• **Directions**
Take the line containing "Give me the matplotlib source for this chart." as the first line and the line containing "W, H = 911, 626" as the last, and output that span verbatim without any images.

↓

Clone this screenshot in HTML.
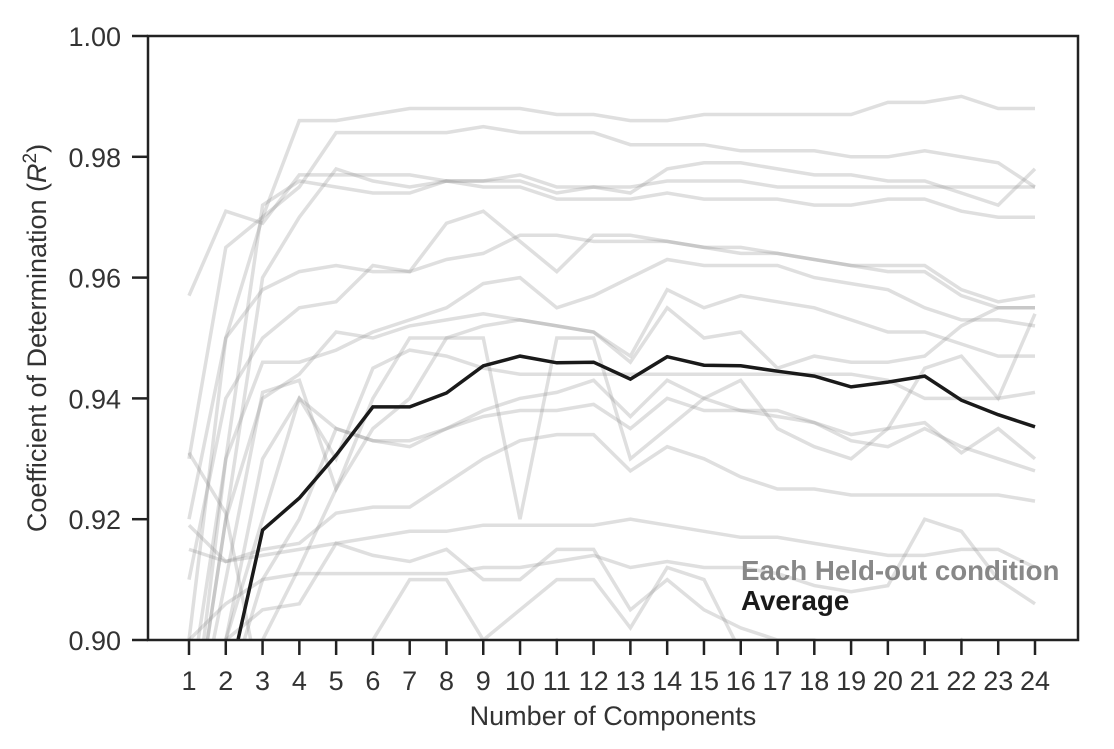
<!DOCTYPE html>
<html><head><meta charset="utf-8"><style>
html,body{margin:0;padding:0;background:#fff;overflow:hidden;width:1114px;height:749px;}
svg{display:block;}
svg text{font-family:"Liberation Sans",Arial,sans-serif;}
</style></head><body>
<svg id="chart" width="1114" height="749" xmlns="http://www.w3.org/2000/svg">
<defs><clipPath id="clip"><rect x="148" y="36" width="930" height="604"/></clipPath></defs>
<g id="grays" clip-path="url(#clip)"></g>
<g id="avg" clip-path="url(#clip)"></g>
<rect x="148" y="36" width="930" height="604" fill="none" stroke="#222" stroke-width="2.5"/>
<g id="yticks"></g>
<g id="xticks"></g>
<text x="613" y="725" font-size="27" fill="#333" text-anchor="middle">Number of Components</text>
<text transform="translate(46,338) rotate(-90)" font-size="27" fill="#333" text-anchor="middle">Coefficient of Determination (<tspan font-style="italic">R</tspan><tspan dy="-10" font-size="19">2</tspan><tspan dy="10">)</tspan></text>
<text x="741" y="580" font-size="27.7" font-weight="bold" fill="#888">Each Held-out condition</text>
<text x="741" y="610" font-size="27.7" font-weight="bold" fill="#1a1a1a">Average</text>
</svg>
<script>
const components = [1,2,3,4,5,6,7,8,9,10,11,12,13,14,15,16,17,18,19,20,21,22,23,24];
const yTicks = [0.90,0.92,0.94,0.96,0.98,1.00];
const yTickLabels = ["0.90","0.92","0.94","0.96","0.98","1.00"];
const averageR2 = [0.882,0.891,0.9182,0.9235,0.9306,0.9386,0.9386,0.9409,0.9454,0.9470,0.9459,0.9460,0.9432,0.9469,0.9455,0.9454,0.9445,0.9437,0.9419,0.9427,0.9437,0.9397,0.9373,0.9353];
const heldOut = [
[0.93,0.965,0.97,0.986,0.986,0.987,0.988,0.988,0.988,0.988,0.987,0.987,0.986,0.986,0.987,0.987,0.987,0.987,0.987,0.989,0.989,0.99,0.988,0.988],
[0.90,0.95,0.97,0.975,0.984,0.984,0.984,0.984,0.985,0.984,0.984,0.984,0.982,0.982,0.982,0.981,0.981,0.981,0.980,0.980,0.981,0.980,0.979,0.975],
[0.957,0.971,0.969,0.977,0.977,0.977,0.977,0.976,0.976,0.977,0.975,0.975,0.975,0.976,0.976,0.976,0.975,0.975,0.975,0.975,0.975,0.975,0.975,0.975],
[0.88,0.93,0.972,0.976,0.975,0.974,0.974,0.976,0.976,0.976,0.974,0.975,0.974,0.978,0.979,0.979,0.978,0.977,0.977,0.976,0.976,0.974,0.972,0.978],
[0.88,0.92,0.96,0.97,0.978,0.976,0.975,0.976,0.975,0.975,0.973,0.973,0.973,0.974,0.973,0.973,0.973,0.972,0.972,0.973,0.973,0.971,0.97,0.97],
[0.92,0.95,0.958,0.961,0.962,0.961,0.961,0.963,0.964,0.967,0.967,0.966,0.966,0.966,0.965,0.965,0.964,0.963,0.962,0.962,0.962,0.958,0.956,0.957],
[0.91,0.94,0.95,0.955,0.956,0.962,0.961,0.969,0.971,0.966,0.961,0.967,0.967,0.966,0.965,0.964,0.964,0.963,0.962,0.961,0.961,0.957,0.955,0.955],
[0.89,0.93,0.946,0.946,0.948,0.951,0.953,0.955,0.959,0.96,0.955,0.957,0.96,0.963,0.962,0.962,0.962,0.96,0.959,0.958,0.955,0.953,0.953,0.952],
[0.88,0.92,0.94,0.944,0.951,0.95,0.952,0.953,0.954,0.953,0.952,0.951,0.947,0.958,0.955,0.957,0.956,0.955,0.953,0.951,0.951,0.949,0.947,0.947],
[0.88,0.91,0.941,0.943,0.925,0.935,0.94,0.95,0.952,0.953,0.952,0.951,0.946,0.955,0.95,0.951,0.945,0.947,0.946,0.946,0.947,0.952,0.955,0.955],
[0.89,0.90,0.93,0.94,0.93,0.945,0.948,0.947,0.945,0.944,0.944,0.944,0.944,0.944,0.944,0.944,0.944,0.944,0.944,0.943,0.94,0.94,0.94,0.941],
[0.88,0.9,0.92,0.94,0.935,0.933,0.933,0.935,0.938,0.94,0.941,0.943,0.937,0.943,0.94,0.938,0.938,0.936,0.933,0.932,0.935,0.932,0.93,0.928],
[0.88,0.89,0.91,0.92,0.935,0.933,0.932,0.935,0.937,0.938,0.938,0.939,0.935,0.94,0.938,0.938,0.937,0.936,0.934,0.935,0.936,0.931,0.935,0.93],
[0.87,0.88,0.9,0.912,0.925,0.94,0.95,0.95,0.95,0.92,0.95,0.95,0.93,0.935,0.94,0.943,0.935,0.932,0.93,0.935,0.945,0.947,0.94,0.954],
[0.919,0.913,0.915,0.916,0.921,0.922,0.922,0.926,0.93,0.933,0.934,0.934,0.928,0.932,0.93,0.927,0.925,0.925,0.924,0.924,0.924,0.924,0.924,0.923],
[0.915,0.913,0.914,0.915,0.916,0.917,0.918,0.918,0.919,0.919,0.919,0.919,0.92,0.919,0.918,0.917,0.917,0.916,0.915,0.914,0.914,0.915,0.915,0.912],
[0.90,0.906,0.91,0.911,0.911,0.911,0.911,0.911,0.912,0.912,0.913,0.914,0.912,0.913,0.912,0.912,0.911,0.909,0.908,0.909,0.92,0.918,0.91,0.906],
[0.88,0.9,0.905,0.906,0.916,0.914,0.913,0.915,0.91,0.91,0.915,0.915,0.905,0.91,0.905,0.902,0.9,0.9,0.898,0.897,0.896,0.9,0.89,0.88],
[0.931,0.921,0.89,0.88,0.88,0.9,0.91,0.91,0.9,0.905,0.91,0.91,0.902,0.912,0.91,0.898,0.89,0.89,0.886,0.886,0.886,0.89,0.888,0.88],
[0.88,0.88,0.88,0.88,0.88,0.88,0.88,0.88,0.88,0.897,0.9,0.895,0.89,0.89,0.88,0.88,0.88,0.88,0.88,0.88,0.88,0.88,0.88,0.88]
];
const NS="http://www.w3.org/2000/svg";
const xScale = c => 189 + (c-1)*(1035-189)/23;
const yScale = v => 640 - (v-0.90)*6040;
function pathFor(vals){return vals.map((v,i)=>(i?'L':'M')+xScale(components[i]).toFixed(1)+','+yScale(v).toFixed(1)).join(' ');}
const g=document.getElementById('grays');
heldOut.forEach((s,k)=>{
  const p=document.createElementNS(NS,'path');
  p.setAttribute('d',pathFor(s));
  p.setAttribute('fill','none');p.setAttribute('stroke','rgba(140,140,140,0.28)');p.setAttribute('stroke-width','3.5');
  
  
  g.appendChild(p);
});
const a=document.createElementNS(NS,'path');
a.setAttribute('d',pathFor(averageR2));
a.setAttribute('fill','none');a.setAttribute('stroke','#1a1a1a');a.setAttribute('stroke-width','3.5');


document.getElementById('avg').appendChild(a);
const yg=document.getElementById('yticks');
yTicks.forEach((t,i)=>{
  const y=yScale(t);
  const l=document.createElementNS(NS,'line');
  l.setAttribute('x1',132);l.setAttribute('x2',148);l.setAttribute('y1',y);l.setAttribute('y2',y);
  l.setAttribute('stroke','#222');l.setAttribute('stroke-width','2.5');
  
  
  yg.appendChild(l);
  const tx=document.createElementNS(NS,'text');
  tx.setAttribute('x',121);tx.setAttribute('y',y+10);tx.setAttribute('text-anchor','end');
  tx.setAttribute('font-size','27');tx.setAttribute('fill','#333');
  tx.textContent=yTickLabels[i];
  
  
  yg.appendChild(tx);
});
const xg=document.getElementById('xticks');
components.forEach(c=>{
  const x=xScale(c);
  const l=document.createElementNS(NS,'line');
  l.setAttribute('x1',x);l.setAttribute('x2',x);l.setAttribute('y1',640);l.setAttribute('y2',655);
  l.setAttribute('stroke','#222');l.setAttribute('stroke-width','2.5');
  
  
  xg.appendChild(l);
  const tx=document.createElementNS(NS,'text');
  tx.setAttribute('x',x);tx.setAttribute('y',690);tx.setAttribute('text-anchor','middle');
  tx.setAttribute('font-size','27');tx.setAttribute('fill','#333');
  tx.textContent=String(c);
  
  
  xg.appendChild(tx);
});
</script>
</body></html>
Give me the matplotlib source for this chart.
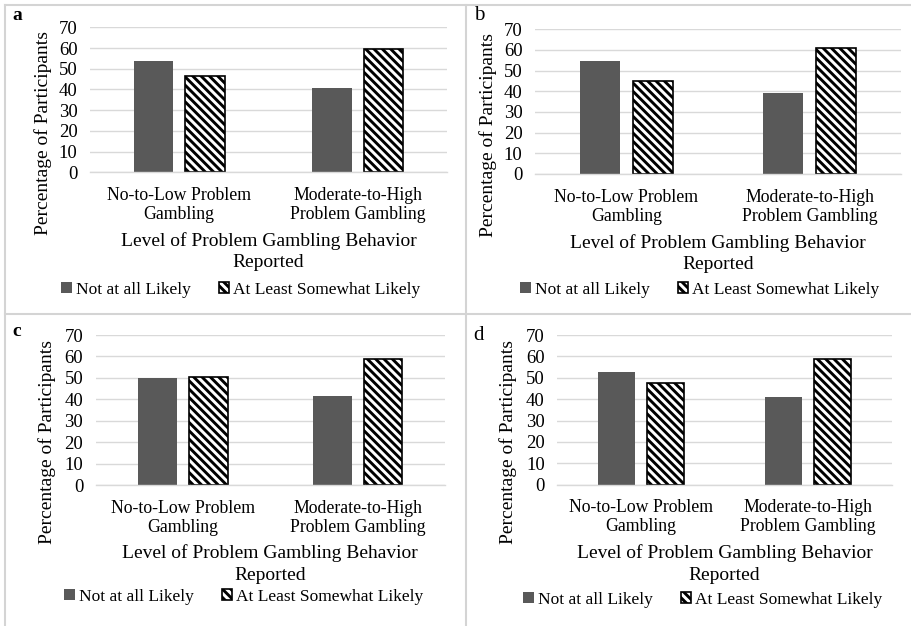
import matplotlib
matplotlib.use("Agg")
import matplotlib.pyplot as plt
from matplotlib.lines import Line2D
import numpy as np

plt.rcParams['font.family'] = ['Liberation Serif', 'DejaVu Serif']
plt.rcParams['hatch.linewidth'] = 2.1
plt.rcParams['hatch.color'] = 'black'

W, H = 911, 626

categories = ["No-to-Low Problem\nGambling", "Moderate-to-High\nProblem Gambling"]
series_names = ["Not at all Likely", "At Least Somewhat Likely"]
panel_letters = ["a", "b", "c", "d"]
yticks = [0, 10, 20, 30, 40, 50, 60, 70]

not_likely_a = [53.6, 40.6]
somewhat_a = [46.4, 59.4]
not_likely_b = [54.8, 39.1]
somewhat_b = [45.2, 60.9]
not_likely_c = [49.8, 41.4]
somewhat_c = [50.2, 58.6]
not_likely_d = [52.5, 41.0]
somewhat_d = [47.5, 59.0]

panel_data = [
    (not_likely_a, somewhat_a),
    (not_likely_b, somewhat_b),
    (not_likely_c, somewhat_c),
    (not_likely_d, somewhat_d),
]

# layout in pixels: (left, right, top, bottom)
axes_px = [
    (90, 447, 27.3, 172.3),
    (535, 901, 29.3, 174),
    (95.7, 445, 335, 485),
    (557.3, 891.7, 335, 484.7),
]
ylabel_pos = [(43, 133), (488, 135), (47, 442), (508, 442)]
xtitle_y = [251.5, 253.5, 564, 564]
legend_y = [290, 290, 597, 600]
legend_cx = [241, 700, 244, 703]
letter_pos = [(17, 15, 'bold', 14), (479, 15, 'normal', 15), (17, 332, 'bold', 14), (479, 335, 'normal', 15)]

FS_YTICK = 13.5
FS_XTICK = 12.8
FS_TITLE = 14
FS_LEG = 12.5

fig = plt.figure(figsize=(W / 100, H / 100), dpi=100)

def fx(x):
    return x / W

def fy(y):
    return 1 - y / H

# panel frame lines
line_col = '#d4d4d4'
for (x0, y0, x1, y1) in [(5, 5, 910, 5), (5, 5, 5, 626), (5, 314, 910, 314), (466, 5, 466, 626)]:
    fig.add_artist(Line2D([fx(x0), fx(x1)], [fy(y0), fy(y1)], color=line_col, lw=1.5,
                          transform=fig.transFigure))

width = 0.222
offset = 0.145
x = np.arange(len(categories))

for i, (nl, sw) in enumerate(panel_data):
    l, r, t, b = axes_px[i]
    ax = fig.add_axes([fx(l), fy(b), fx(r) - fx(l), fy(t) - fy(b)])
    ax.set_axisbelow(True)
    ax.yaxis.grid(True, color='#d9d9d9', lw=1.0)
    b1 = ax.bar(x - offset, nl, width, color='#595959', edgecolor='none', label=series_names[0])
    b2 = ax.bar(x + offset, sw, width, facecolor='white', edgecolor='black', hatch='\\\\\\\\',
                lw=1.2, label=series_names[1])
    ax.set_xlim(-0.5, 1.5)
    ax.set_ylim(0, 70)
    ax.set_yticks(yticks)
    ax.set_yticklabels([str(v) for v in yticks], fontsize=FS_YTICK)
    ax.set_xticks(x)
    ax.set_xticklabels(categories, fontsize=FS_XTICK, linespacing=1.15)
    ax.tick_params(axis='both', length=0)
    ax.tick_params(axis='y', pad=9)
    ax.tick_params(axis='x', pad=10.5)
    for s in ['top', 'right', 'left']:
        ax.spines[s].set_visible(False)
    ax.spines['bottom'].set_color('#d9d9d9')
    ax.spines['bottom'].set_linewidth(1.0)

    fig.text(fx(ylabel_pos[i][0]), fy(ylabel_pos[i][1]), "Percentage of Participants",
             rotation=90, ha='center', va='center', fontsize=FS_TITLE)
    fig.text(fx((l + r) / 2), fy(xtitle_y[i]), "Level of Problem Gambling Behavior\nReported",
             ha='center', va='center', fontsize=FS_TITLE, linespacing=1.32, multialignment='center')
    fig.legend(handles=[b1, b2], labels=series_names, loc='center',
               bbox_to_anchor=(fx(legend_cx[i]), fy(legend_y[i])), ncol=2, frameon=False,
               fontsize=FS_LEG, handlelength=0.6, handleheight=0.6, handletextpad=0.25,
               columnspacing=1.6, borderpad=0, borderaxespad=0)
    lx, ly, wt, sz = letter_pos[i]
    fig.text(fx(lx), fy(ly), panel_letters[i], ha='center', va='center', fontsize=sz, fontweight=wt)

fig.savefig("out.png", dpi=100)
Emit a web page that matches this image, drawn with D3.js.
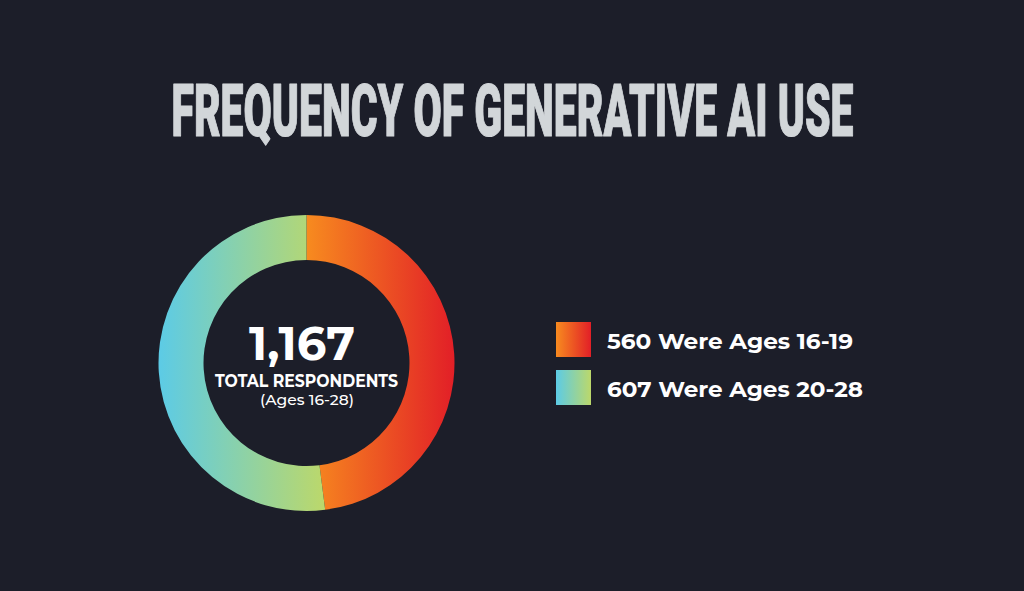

↑

• **Result of the task**
Give me the matplotlib source for this chart.
import matplotlib
matplotlib.use("Agg")
import matplotlib.pyplot as plt
from matplotlib.lines import Line2D
import numpy as np

plt.rcParams['font.family'] = ['Liberation Serif', 'DejaVu Serif']
plt.rcParams['hatch.linewidth'] = 2.1
plt.rcParams['hatch.color'] = 'black'

W, H = 911, 626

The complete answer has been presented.